Professional Background
Dr. Anna Mariya Basauri Ziuzina is the coordinator of undergraduate research and an instructor in the Department of Religious Studies at the University of Alabama. She earned a PhD in religious studies from the National Pedagogical Dragomanov University in Kyiv in 2015 with a dissertation on the formation and development of modern Jewish theological education. She also received a master’s degree and a bachelor’s degree in religious studies from Taras Shevchenko National University of Kyiv, as well as a specialist degree in English and Italian from Kyiv National Linguistic University. Her academic training in Jewish studies, languages, and religious studies laid the foundation for her interdisciplinary research at the intersection of Holocaust studies, Jewish studies, and Soviet intellectual history.
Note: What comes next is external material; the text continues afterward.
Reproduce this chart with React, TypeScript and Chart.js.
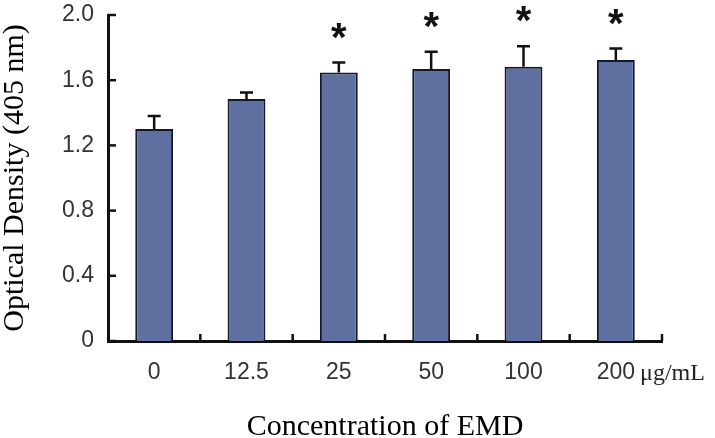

Dr. Basauri Ziuzina’s research explores Soviet scientific atheism and its representations of Judaism, work that contextualizes Jewish identity formation in the Soviet Union. She has authored numerous publications on Judaism, Soviet atheism, gender and religion, and the religious dimensions of war, and has presented her work at international conferences across Europe and the United States. She taught courses on Judaism and religious studies for over a decade at the National Pedagogical Dragomanov University and from 2019-2020 she served as coordinator of educational programs at the Babyn Yar Holocaust Memorial Center. She has also participated in United States Holocaust Memorial Museum seminars and summer schools. Since 2022, she has contributed to the Religion on Fire project, which documents the destruction of religious buildings and the transformation of religious communities during the ongoing war in Ukraine.
Fellowship Research
While at the United States Holocaust Memorial Museum as a Broadening Academia Initiative Hybrid Fellow, Dr. Basauri Ziuzina will examine how Holocaust survivors from Soviet Ukraine, who immigrated to the United States between the 1970s and 1990s, conceptualized Judaism after navigating prewar Jewish traditions, Soviet atheism, and American Jewish religiosity. Through analysis of survivor testimonies, her work investigates how these individuals understood religion, articulated their identities as “religious” or “non-religious,” and negotiated their place within American Jewish communities. This project contributes to Holocaust and religious studies by uncovering survivors’ diverse relationships with Judaism and advancing scholarly understanding of how displaced populations reconstruct cultural and religious meaning across historical and social contexts.